While there is nothing inherently wrong with sponsorship, it’s crucial to ensure that environmental awards remain impartial and fair. This means that sponsors should not have undue influence over the selection process or the award criteria. For instance, a company that has a history of environmental violations or poor waste management infrastructure should not be allowed to sponsor an award for environmental excellence.
To maintain transparency and impartiality, many environmental awards have established rules and guidelines for sponsorship. These may include disclosure requirements, limits on the amount of money sponsors can contribute, or a requirement that sponsors do not sit on the selection committee.
The reality is stark: the recognition of waste management companies in magazines and offline events such as conferences and expositions is often sponsored without proper due diligence. At any event, conference, or exhibition, the sponsors who pay the most money often receive the most prominent marketing placement. However, in some cases, sponsors may be awarded and recognized as the best or most accomplished in their sector simply to appease them.
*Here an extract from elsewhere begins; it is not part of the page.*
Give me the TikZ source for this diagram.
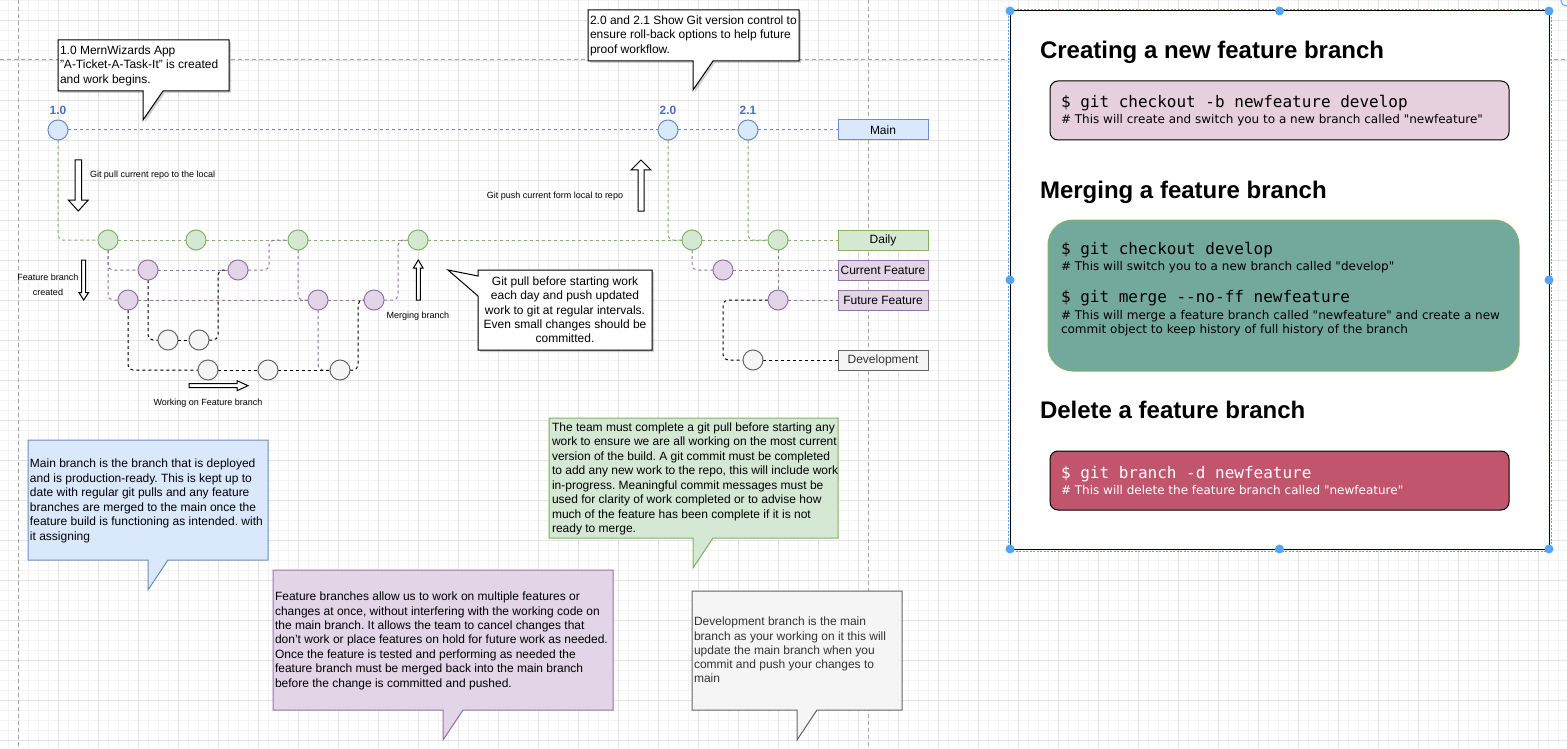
\documentclass[tikz,border=0pt]{standalone}
\usepackage{fontspec}
\setmainfont{Liberation Sans}
\newfontfamily\cmdfont{DejaVu Sans Mono}
\newfontfamily\cmtfont{DejaVu Sans}
\newcommand{\myfs}[2]{\fontsize{#1}{#2}\selectfont}
\frenchspacing
\definecolor{bluefill}{HTML}{DAE8FC}
\definecolor{bluedraw}{HTML}{6C8EBF}
\definecolor{greenfill}{HTML}{D5E8D4}
\definecolor{greendraw}{HTML}{82B366}
\definecolor{purplefill}{HTML}{E1D5E7}
\definecolor{purpledraw}{HTML}{9673A6}
\definecolor{grayfill}{HTML}{F5F5F5}
\definecolor{graydraw}{HTML}{666666}
\definecolor{graytext}{HTML}{333333}
\definecolor{verblue}{HTML}{4570D0}
\definecolor{pinkbox}{HTML}{E6D0DE}
\definecolor{tealbox}{HTML}{73A89D}
\definecolor{redbox}{HTML}{C1556E}
\definecolor{handle}{HTML}{55A6F2}
\definecolor{gridminor}{HTML}{F3F3F3}
\definecolor{gridmajor}{HTML}{E3E3E3}
\pgfdeclarelayer{gridlayer}
\pgfdeclarelayer{edgelayer}
\pgfsetlayers{gridlayer,edgelayer,main}
\begin{document}
\frenchspacing
\begin{tikzpicture}[x=1pt,y=-1pt,
  every node/.style={inner sep=0pt, outer sep=0pt},
  commit/.style={circle, minimum size=20pt, line width=1pt},
  cb/.style={commit, fill=bluefill, draw=bluedraw},
  cg/.style={commit, fill=greenfill, draw=greendraw},
  cp/.style={commit, fill=purplefill, draw=purpledraw},
  ck/.style={commit, fill=grayfill, draw=graydraw},
  branchlbl/.style={rectangle, minimum width=90pt, minimum height=20pt, line width=1pt, font=\myfs{12}{14}},
  ver/.style={font=\bfseries\myfs{12}{14}, text=verblue},
  dl/.style={dash pattern=on 3pt off 3pt, line width=1pt, rounded corners=5pt},
  bline/.style={dl, draw=bluedraw},
  gline/.style={dl, draw=greendraw},
  pline/.style={dl, draw=purpledraw},
  kline/.style={dl, draw=black},
  hollow/.style={draw=black, fill=white, line width=1pt, line join=miter},
  note/.style={font=\myfs{9}{11}},
  callout/.style={line width=1pt, line join=miter},
  shadowfill/.style={fill=black, opacity=0.18, draw=none},
  bodytext/.style={font=\myfs{12}{14.4}, align=left, anchor=north west},
  head/.style={font=\bfseries\myfs{24}{28}, anchor=base west},
  cmd/.style={font=\cmdfont\myfs{16}{18}, anchor=base west},
  cmt/.style={font=\cmtfont\myfs{12}{14}, anchor=base west, align=left},
  gridmin/.style={draw=gridminor, line width=0.8pt},
  gridmaj/.style={draw=gridmajor, line width=0.8pt},
  pagebreak/.style={draw=black!35, dash pattern=on 4pt off 3pt, line width=1pt},
  hdl/.style={circle, fill=handle, minimum size=9pt}
]
\useasboundingbox (0,0) rectangle (1567,749);

% ---------- background grid ----------
\begin{pgfonlayer}{gridlayer}
\fill[white] (0,0) rectangle (1567,749);
\foreach \x in {8,18,...,1568} \draw[gridmin] (\x,0) -- (\x,749);
\foreach \y in {0,10,...,750} \draw[gridmin] (0,\y) -- (1567,\y);
\foreach \x in {58,98,...,1578} \draw[gridmaj] (\x,0) -- (\x,749);
\foreach \y in {20,60,...,740} \draw[gridmaj] (0,\y) -- (1567,\y);
\draw[pagebreak] (18,0) -- (18,749);
\draw[pagebreak] (868,0) -- (868,749);
\draw[pagebreak] (0,60) -- (1567,60);
\end{pgfonlayer}

% ---------- commits ----------
\node[cb] (m1) at (58,130) {};
\node[cb] (m2) at (668,130) {};
\node[cb] (m3) at (748,130) {};
\node[ver] (v1) at (58,110) {1.0};
\node[ver] (v2) at (668,110) {2.0};
\node[ver] (v3) at (748,110) {2.1};

\node[cg] (d1) at (108,240) {};
\node[cg] (d2) at (196,240) {};
\node[cg] (d3) at (298,240) {};
\node[cg] (d4) at (418,240) {};
\node[cg] (d5) at (692,240) {};
\node[cg] (d6) at (778,240) {};

\node[cp] (p1) at (148,270) {};
\node[cp] (p2) at (238,270) {};
\node[cp] (p3) at (128,300) {};
\node[cp] (p4) at (318,300) {};
\node[cp] (p5) at (374,300) {};
\node[cp] (p6) at (723,270) {};
\node[cp] (p7) at (778,300) {};

\node[ck] (g1) at (168,340) {};
\node[ck] (g2) at (199,340) {};
\node[ck] (g3) at (208,370) {};
\node[ck] (g4) at (268,370) {};
\node[ck] (g5) at (340,370) {};
\node[ck] (g6) at (753,360) {};

\node[branchlbl, fill=bluefill, draw=bluedraw] (lmain) at (883,130) {Main};
\node[branchlbl, fill=greenfill, draw=greendraw] (ldaily) at (883,240) {Daily};
\node[branchlbl, fill=purplefill, draw=purpledraw] (lcur) at (883,270) {Current Feature};
\node[branchlbl, fill=purplefill, draw=purpledraw] (lfut) at (883,300) {Future Feature};
\node[branchlbl, fill=grayfill, draw=graydraw, text=graytext] (ldev) at (883,360) {Development};

% ---------- connectors ----------
\begin{pgfonlayer}{edgelayer}
\draw[bline] (m1) -- (m2) -- (m3) -- (lmain);
\draw[gline] (d1) -- (d2) -- (d3) -- (d4) -- (d5) -- (d6) -- (ldaily);
\draw[gline] (m1.south) |- (d1.west);
\draw[gline] (m2.south) |- (d5.west);
\draw[gline] (m3.south) |- (d6.west);
\draw[pline] (d1.south) |- (p1.west);
\draw[pline] (d1.south) |- (p3.west);
\draw[pline] (p1) -- (p2);
\draw[pline] (p2.east) -- ++(21,0) |- (d3.west);
\draw[pline] (p3) -- (p4);
\draw[pline] (d3.south) |- (p4.west);
\draw[pline] (p4) -- (p5);
\draw[pline] (p5.east) -- ++(14,0) |- (d4.west);
\draw[pline] (p4.south) |- (g5.west);
\draw[pline] (d5.south) |- (p6.west);
\draw[pline] (p6) -- (lcur);
\draw[pline] (d6) -- (p7);
\draw[pline] (p7) -- (lfut);
\draw[kline] (p1.south) |- (g1.west);
\draw[kline] (g1) -- (g2);
\draw[kline] (g2.east) -- ++(9,0) |- (p2.west);
\draw[kline] (p3.south) |- (g3.west);
\draw[kline] (g3) -- (g4) -- (g5);
\draw[kline] (g5.east) -- ++(8,0) |- (p5.west);
\draw[kline] (p7.west) -- ++(-45,0) |- (g6.west);
\draw[kline] (g6) -- (ldev);
\end{pgfonlayer}

% ---------- block arrows and notes ----------
\draw[hollow] (75,160) -- (81.6,160) -- (81.6,200) -- (88.3,200) -- (78.3,211) -- (68.3,200) -- (75,200) -- cycle;
\node[note, anchor=west] (tpull) at (90,175) {Git pull current repo to the local};
\draw[hollow] (638,211) -- (644,211) -- (644,170) -- (651,170) -- (641,160) -- (631,170) -- (638,170) -- cycle;
\node[note] (tpush) at (555,196) {Git push current form local to repo};
\draw[hollow] (81.7,260) -- (85.7,260) -- (85.7,292.7) -- (88.5,292.7) -- (83.7,300) -- (79,292.7) -- (81.7,292.7) -- cycle;
\node[note, align=center, font=\myfs{9}{15}] (tfb) at (48,285) {Feature branch\\created};
\draw[hollow] (416.3,300) -- (420.3,300) -- (420.3,268) -- (423,268) -- (418.3,260) -- (413.5,268) -- (416.3,268) -- cycle;
\node[note] (tmerge) at (418,316) {Merging branch};
\draw[hollow] (189,383.7) -- (237,383.7) -- (237,380.7) -- (248,385.7) -- (237,390.7) -- (237,387.7) -- (189,387.7) -- cycle;
\node[note] (twork) at (208,403) {Working on Feature branch};

% ---------- callouts ----------
\fill[shadowfill, shift={(2,2)}] (58,40) -- (229,40) -- (229,91) -- (163,91) -- (143,120) -- (143,91) -- (58,91) -- cycle;
\draw[callout, fill=white] (58,40) -- (229,40) -- (229,91) -- (163,91) -- (143,120) -- (143,91) -- (58,91) -- cycle;
\node[bodytext, font=\myfs{12}{14.3}] (c1) at (60,46) {1.0 MernWizards App\\"A-Ticket-A-Task-It" is created\\and work begins.};

\fill[shadowfill, shift={(2,2)}] (588,10) -- (799,10) -- (799,61) -- (713,61) -- (693,90) -- (693,61) -- (588,61) -- cycle;
\draw[callout, fill=white] (588,10) -- (799,10) -- (799,61) -- (713,61) -- (693,90) -- (693,61) -- (588,61) -- cycle;
\node[bodytext, font=\myfs{12}{14.3}] (c2) at (590,16) {2.0 and 2.1 Show Git version control to\\ensure roll-back options to help future\\proof workflow.};

\fill[shadowfill, shift={(2,2)}] (478,270) -- (652,270) -- (652,350) -- (478,350) -- (478,296) -- (448,270) -- (478,276) -- cycle;
\draw[callout, fill=white] (478,270) -- (652,270) -- (652,350) -- (478,350) -- (478,296) -- (448,270) -- (478,276) -- cycle;
\node[font=\myfs{12}{14.3}, align=center] (c3) at (565,310) {Git pull before starting work\\each day and push updated\\work to git at regular intervals.\\Even small changes should be\\committed.};

\draw[callout, fill=bluefill, draw=bluedraw] (28,440) -- (268,440) -- (268,560) -- (168,560) -- (148,590) -- (148,560) -- (28,560) -- cycle;
\node[bodytext, font=\myfs{12}{14.5}] (ta) at (30,459) {Main branch is the branch that is deployed\\and is production-ready. This is kept up to\\date with regular git pulls and any feature\\branches are merged to the main once the\\feature build is functioning as intended. with\\it assigning};

\draw[callout, fill=greenfill, draw=greendraw] (549,418) -- (838,418) -- (838,538) -- (713,538) -- (693,568) -- (693,538) -- (549,538) -- cycle;
\node[bodytext, font=\myfs{12}{14.5}] (tb) at (552,422.5) {The team must complete a git pull before starting any\\work to ensure we are all working on the most current\\version of the build. A git commit must be completed\\to add any new work to the repo, this will include work\\in-progress. Meaningful commit messages must be\\used for clarity of work completed or to advise how\\much of the feature has been complete if it is not\\ready to merge.};

\draw[callout, fill=purplefill, draw=purpledraw] (273,570) -- (613,570) -- (613,710) -- (463,710) -- (443,740) -- (443,710) -- (273,710) -- cycle;
\node[bodytext, font=\myfs{12}{14.4}] (tc) at (275,592) {Feature branches allow us to work on multiple features or\\changes at once, without interfering with the working code on\\the main branch. It allows the team to cancel changes that\\don't work or place features on hold for future work as needed.\\Once the feature is tested and performing as needed the\\feature branch must be merged back into the main branch\\before the change is committed and pushed.};

\draw[callout, fill=grayfill, draw=graydraw] (692,591) -- (902,591) -- (902,710) -- (817,710) -- (797,740) -- (797,710) -- (692,710) -- cycle;
\node[bodytext, font=\myfs{12}{14.3}, text=graytext] (td) at (694,617) {Development branch is the main\\branch as your working on it this will\\update the main branch when you\\commit and push your changes to\\main};

% ---------- right panel ----------
\draw[fill=white, line width=1pt] (1010,11) rectangle (1549,549);
\draw[handle, line width=0.8pt, dash pattern=on 2pt off 1.5pt] (1008,9) rectangle (1551,551);
\foreach \p [count=\i] in {(1010,11),(1279.5,11),(1549,11),(1010,280),(1549,280),(1010,549),(1279.5,549),(1549,549)}
  \node[hdl] (h\i) at \p {};
\draw[handle, line width=1pt] (1566,1) circle (5);

\node[head] (h1t) at (1040,59) {Creating a new feature branch};
\draw[fill=pinkbox, line width=1pt, rounded corners=8pt] (1050,81) rectangle (1509,140);
\node[cmd] (k1) at (1061,108) {\$ git checkout -b newfeature develop};
\node[cmt] (k1c) at (1061,123.3) {\# This will create and switch you to a new branch called "newfeature"};

\node[head] (h2t) at (1040,199) {Merging a feature branch};
\draw[fill=tealbox, draw=greendraw, line width=1pt, rounded corners=25pt] (1048,220) rectangle (1519,371);
\node[cmd] (k2) at (1061,254.3) {\$ git checkout develop};
\node[cmt] (k2c) at (1061,270.7) {\# This will switch you to a new branch called "develop"};
\node[cmd] (k3) at (1061,302.3) {\$ git merge -{}-no-ff newfeature};
\node[cmt, anchor=north west] (k3c) at (1061,310) {\# This will merge a feature branch called "newfeature" and create a new\\commit object to keep history of full history of the branch};

\node[head] (h3t) at (1040,418) {Delete a feature branch};
\draw[fill=redbox, line width=1pt, rounded corners=8pt] (1050,451) rectangle (1509,510);
\node[cmd, text=white] (k4) at (1061,478) {\$ git branch -d newfeature};
\node[cmt, text=white] (k4c) at (1061,494) {\# This will delete the feature branch called "newfeature"};
\end{tikzpicture}
\end{document}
In addition, there are instances where companies can purchase awards without adhering to any clear criteria or guidelines, which raises concerns about the legitimacy of these accolades. This allows companies to make claims without substantiating proof, such as processing tens of thousands of tons of waste without the necessary infrastructure. It’s not our aim to single out or criticize any specific category of waste management organizations. Rather, we seek to educate readers and urge media agencies to establish basic standards for shortlisting and publication.
In conclusion, while sponsorship can provide valuable financial support for environmental awards, it’s important to ensure that sponsors do not compromise the impartiality and integrity of the awards. By being transparent about who pays for environmental awards and establishing clear guidelines for sponsorship, we can continue to recognize and celebrate the individuals, organizations, and companies that are making a positive impact on the planet.